Economia
Più non profit, più ricchezza
Uno studio USA conferma che dove le associazioni sono più forti anche l'economia regionale marcia meglio. Ma i due fattori sono dipendenti: l'impatto del non profit cala nelle zone più disagiate
Il terzo settore è spesso considerato come un fattore postivo per quanto riguarda l'impatto che ha sulla qualità e quantità di servizi offerti in un territorio. Più organizzazioni ci sono, meglio si sta dal punto di vista sociale. Ma qual è l'impatto economico di un non profit attivo e presente in un determinato territorio? Le associazioni rappresentano un fattore di sviluppo e ricchezza anche economica a livello locale, o no?
Questa interessante domanda è alla base di un articolo uscito sul Washington Post, in cui si analizza il caso di Montgomery County, nel Maryland, una zona particolarmente ricca di organizzazioni senza fine di lucro: qui è stato realizzato uno studio (commissionato dalle autorità locali e realizzato dal centro Montgomery Nonprofit) che dimostra come il terzo settore sia riuscito ad aumentare i posti di lavoro e a sviluppare l'economia dell'intera regione, tanto che le autorità locali stanno mettendo a punto una strategia per attirare altri attori senza fine di lucro. Tuttavia c'è un ma: pur vivace e innovativa, la componente non profit ha bisogno di un sostrato economico già in buona salute per poter esprimere il proprio potenziale. Altrimenti può fare poco.

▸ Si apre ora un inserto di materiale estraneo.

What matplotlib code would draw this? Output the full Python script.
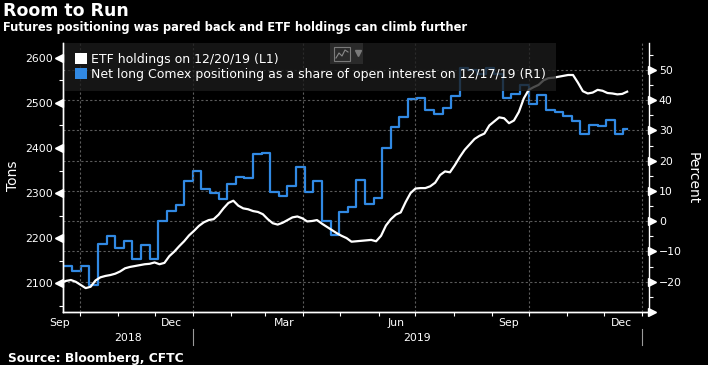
import matplotlib
matplotlib.use("Agg")
import matplotlib.pyplot as plt
import matplotlib.dates as mdates
import matplotlib.ticker as mticker
import matplotlib.transforms as mtransforms
from matplotlib.patches import Patch, Rectangle
from matplotlib.lines import Line2D
import numpy as np
import pandas as pd

# ETF holdings (tons, left axis), read every 4 days
etf_dates = pd.date_range("2018-09-16", periods=116, freq="4D")
etf_tons = [2101, 2105, 2107, 2103, 2096, 2089, 2092, 2106, 2113, 2116,
            2118, 2121, 2126, 2133, 2136, 2138, 2140, 2142, 2143, 2146,
            2142, 2145, 2160, 2170, 2182, 2193, 2206, 2216, 2227, 2235,
            2240, 2242, 2252, 2266, 2278, 2283, 2272, 2266, 2264, 2260,
            2258, 2253, 2242, 2233, 2230, 2234, 2240, 2246, 2248, 2244,
            2237, 2238, 2240, 2232, 2225, 2218, 2211, 2205, 2200, 2192,
            2193, 2194, 2195, 2196, 2193, 2205, 2228, 2242, 2252, 2257,
            2280, 2300, 2310, 2311, 2311, 2315, 2323, 2340, 2348, 2346,
            2362, 2380, 2396, 2408, 2420, 2427, 2432, 2450, 2459, 2468,
            2466, 2455, 2461, 2480, 2510, 2529, 2535, 2540, 2550, 2555,
            2556, 2558, 2560, 2562, 2562, 2545, 2526, 2521, 2523, 2529,
            2527, 2522, 2521, 2519, 2520, 2525]

# Comex net long as share of open interest (percent, right axis), weekly
cftc_dates = pd.date_range("2018-09-18", periods=66, freq="7D")
cftc_pct = [-14.8, -16.3, -14.8, -21.0, -7.4, -4.9, -8.7, -6.7, -12.6, -7.8,
            -12.4, 0.2, 3.3, 5.5, 13.3, 16.6, 10.8, 9.2, 7.3, 12.3,
            14.5, 14.2, 22.2, 22.7, 9.8, 8.4, 11.7, 18.0, 9.5, 13.3,
            0.0, -4.5, 3.0, 4.8, 13.6, 5.6, 7.7, 24.3, 31.0, 34.5,
            40.4, 40.8, 36.9, 35.4, 37.5, 41.5, 50.5, 50.0, 48.5, 50.5,
            48.8, 40.6, 42.0, 45.0, 38.6, 41.8, 36.8, 36.0, 34.8, 33.2,
            28.7, 31.8, 31.4, 33.3, 28.7, 30.5]
last_date = pd.Timestamp("2019-12-20")

month_labels = ["Sep", "Dec", "Mar", "Jun", "Sep", "Dec"]
month_label_dates = pd.to_datetime(["2018-09-15", "2018-12-15", "2019-03-16",
                                    "2019-06-15", "2019-09-15", "2019-12-15"])
year_labels = ["2018", "2019"]
year_breaks = pd.to_datetime(["2019-01-01", "2020-01-01"])

left_ticks = [2100, 2200, 2300, 2400, 2500, 2600]
right_ticks = [-20, -10, 0, 10, 20, 30, 40, 50]

BLUE = "#3189e3"
W, H = 708, 365


def fx(px):
    return px / W


def fy(py):
    return 1 - py / H


fig = plt.figure(figsize=(W / 100, H / 100), dpi=100, facecolor="black")
ax = fig.add_axes([fx(63), fy(312), (648.5 - 63) / W, (312 - 43) / H])
ax2 = ax.twinx()
ax.set_zorder(ax2.get_zorder() + 1)
ax.patch.set_visible(False)
ax2.set_facecolor("black")

xmin = pd.Timestamp("2018-09-17 14:00")
xmax = pd.Timestamp("2020-01-06 08:00")

# lines
ax2.plot(np.append(cftc_dates.values, np.datetime64(last_date)),
         np.append(cftc_pct, cftc_pct[-1]),
         drawstyle="steps-post", color=BLUE, lw=1.6)
ax.plot(etf_dates, etf_tons, color="white", lw=1.6)

ax.set_xlim(xmin, xmax)
ax.set_ylim(2036, 2633)
ax2.set_ylim(-30, 58.9)

# x axis
ax.xaxis.set_major_locator(mdates.MonthLocator(bymonth=[1, 4, 7, 10]))
ax.xaxis.set_minor_locator(mdates.MonthLocator())
ax.xaxis.set_major_formatter(mticker.NullFormatter())
ax.xaxis.set_minor_formatter(mticker.NullFormatter())
ax.tick_params(axis="x", which="both", direction="out", length=3,
               color="white", width=0.8)
ax.grid(axis="x", which="major", color="#5c5c5c", linestyle=(0, (2, 2)), lw=0.8)

xtrans = mtransforms.blended_transform_factory(ax.transData, ax.transAxes)
for d, lab in zip(month_label_dates, month_labels):
    ax.text(d, -0.04, lab, transform=xtrans, color="white", fontsize=7.8,
            ha="center", va="center")
year_starts = [xmin] + list(year_breaks[:-1])
for s, e, lab in zip(year_starts, year_breaks, year_labels):
    mid = s + (e - s) / 2
    ax.text(mid, -0.097, lab, transform=xtrans, color="white", fontsize=7.8,
            ha="center", va="center")
for d in year_breaks:
    ax.plot([d, d], [-0.063, -0.123], transform=xtrans, color="#9a9a9a",
            lw=0.8, clip_on=False)

# left axis
ax.yaxis.set_major_locator(mticker.FixedLocator(left_ticks))
ax.yaxis.set_minor_locator(mticker.MultipleLocator(50))
ax.tick_params(axis="y", which="major", length=0, pad=7.5, colors="white",
               labelsize=7.8)
ax.tick_params(axis="y", which="minor", length=3, width=0.8, color="white")
left_off = mtransforms.ScaledTranslation(-3.8 / 100, 0, fig.dpi_scale_trans)
ltrans = mtransforms.blended_transform_factory(ax.transAxes, ax.transData) + left_off
ax.plot([0] * len(left_ticks), left_ticks, ls="none", marker="<", ms=5.5,
        color="white", transform=ltrans, clip_on=False)
ax.set_ylabel("Tons", color="white", fontsize=10)
ax.yaxis.set_label_coords(-0.073, 0.506)

# right axis
ax2.yaxis.set_major_locator(mticker.FixedLocator(right_ticks))
ax2.yaxis.set_minor_locator(mticker.MultipleLocator(5))
ax2.tick_params(axis="y", which="major", length=0, pad=7.5, colors="white",
                labelsize=7.8)
ax2.tick_params(axis="y", which="minor", length=3, width=0.8, color="white")
right_off = mtransforms.ScaledTranslation(3.8 / 100, 0, fig.dpi_scale_trans)
rtrans = mtransforms.blended_transform_factory(ax2.transAxes, ax2.transData) + right_off
ax2.plot([1] * (len(right_ticks) + 1), right_ticks + [-30], ls="none", marker=">",
         ms=5.5, color="white", transform=rtrans, clip_on=False)
ax2.set_ylabel("Percent", color="white", fontsize=10, rotation=270)
ax2.yaxis.set_label_coords(1.087, 0.498)
ax2.grid(axis="y", which="major", color="#5c5c5c", linestyle=(0, (2, 2)), lw=0.8)

for a in (ax, ax2):
    a.spines["top"].set_visible(False)
    for s in ("left", "right", "bottom"):
        a.spines[s].set_color("white")
        a.spines[s].set_linewidth(1.0)
ax.spines["right"].set_visible(False)

# legend
handles = [Patch(facecolor="white", edgecolor="none"),
           Patch(facecolor=BLUE, edgecolor="none")]
labels = ["ETF holdings on 12/20/19 (L1)",
          "Net long Comex positioning as a share of open interest on 12/17/19 (R1)"]
leg = ax.legend(handles, labels, loc="upper left", bbox_to_anchor=(0.0035, 1.0),
                borderaxespad=0, handlelength=0.95, handleheight=0.95,
                handletextpad=0.35, labelspacing=0.15, borderpad=0.8,
                fontsize=9, frameon=True, fancybox=False, facecolor="#1c1c1c",
                edgecolor="none", framealpha=0.78, labelcolor="white")
leg.set_zorder(10)

# chart-type icon in the legend
fig.add_artist(Rectangle((fx(330), fy(64)), fx(363) - fx(330), fy(43) - fy(64),
                         transform=fig.transFigure, facecolor="#2a2a2a",
                         edgecolor="none", zorder=11))
fig.add_artist(Rectangle((fx(334), fy(61)), fx(350) - fx(334), fy(47) - fy(61),
                         transform=fig.transFigure, facecolor="none",
                         edgecolor="#7a7a7a", lw=0.8, zorder=12))
fig.add_artist(Line2D([fx(336), fx(339), fx(342), fx(345), fx(348)],
                      [fy(58), fy(53), fy(56), fy(50), fy(52)],
                      transform=fig.transFigure, color="#8a8a8a", lw=0.8, zorder=12))
fig.add_artist(Line2D([fx(357.5)], [fy(53)], transform=fig.transFigure,
                      marker="v", ms=4, color="#7a7a7a", ls="none", zorder=12))

# titles
fig.text(fx(3), fy(16), "Room to Run", color="white", fontsize=12.5,
         fontweight="bold", va="baseline")
fig.text(fx(3), fy(31.5),
         "Futures positioning was pared back and ETF holdings can climb further",
         color="white", fontsize=8.3, fontweight="bold", va="baseline")
fig.text(fx(8), fy(362), "Source: Bloomberg, CFTC", color="white", fontsize=8.8,
         fontweight="bold", va="baseline")

fig.savefig("out.png", dpi=100, facecolor="black")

Per Daniel J. Mitchell, economista del Cato Institute, "la forza del terzo settore è direttamente proporzionale alla forza del settore profit. Senza un privato che funziona, il privato sociale non decolla". Nella contea presa in esame il 10% il terzo settore impiega il 10% della forza lavoro, e i lavoratori del settore hanno percepito 2,2 miliardi di dollari in salari nel 2012. La maggior parte di loro è residente sul territorio, quindi spende il proprio denaro negli esercizi commerciali locali.

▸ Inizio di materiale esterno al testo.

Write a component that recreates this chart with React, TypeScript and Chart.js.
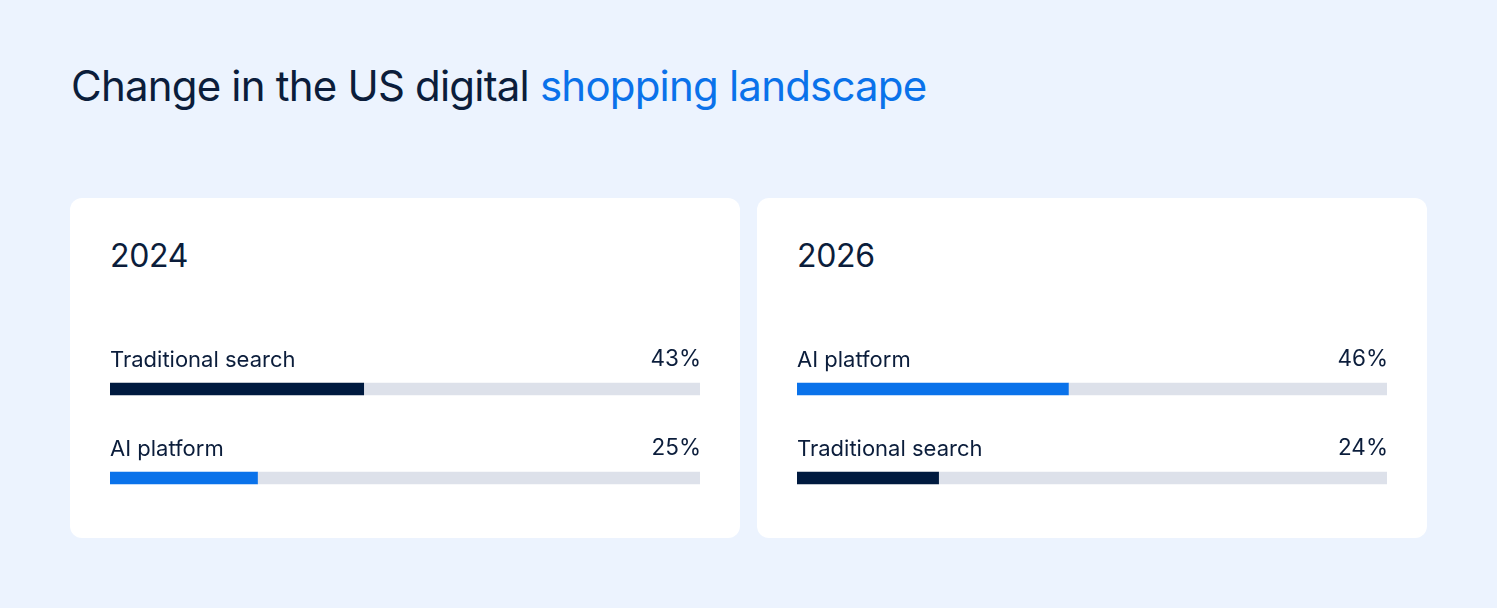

La stessa presenza di molte associazioni, poi, garantisce un certo livello di consumo di beni primari, esattamente come accade per le imprese profit. Inoltre le realtà sociali tendono a organizzare di frequente eventi e appuntamenti, e quindi ad attirare visitatori. Secondo la ricerca, le associazioni della contea hanno un potere d'acquisto pari a 4 miliardi di dollari, quindi assomigliano molto a qualsiasi altra realtà imprenditoriale, con la differenza che il terzo settore ha retto molto meglio alla crisi: se infatti nel 2007 (prima della recessione) le non profit della contea erano 39.769, nel 2011 erano salite a 43.371, anche se il numero dei dipendenti è calato da circa 459mila a quasi 448mila.
Ma il positivo impatto del terzo settore sull'economia non finisce qui: ci sono alcune associazioni per esempio che per statuto svolgono una attività utile allo sviluppo economico. L'esempio portato dalla ricerca riguarda la Montgomery Coalition for Adult English Literacy, un'associazione che fornisce servizi di alfabetizzazione per stranieri, i cui corsi sono frequentati da 20mila persone l'anno. Alla fine del percorso il cittadino immigrato conosce meglio la lingua, riesce a sostenere un colloquio di lavoro e ha redatto un curriculum, quindi ha aumentato esponenzialmente le proprie chance di trovare un lavoro e contribuire così alla crescita della contea.
Altre associazioni, come quelle che si occupano di arte e cultura, riescono a stimolare i consumi organizzando mostre ed eventi culturali a pagamento che attirano visitatori e alimentano il settore ricettivo e della ristorazione. E' stato calcolato che nel 2010 questo tipo di eventi ha portato oltre 74 milioni di dollari nella contea. "Visti questi dati positivi, fanno bene le autorità locali a sostenere il settore non profit", conclude Daniel J. Mitchell, "tuttavia gli stessi incentivi potrebbero non sortire alcun effetto in territori più poveri e con problemi di disoccupazione o disagio sociale".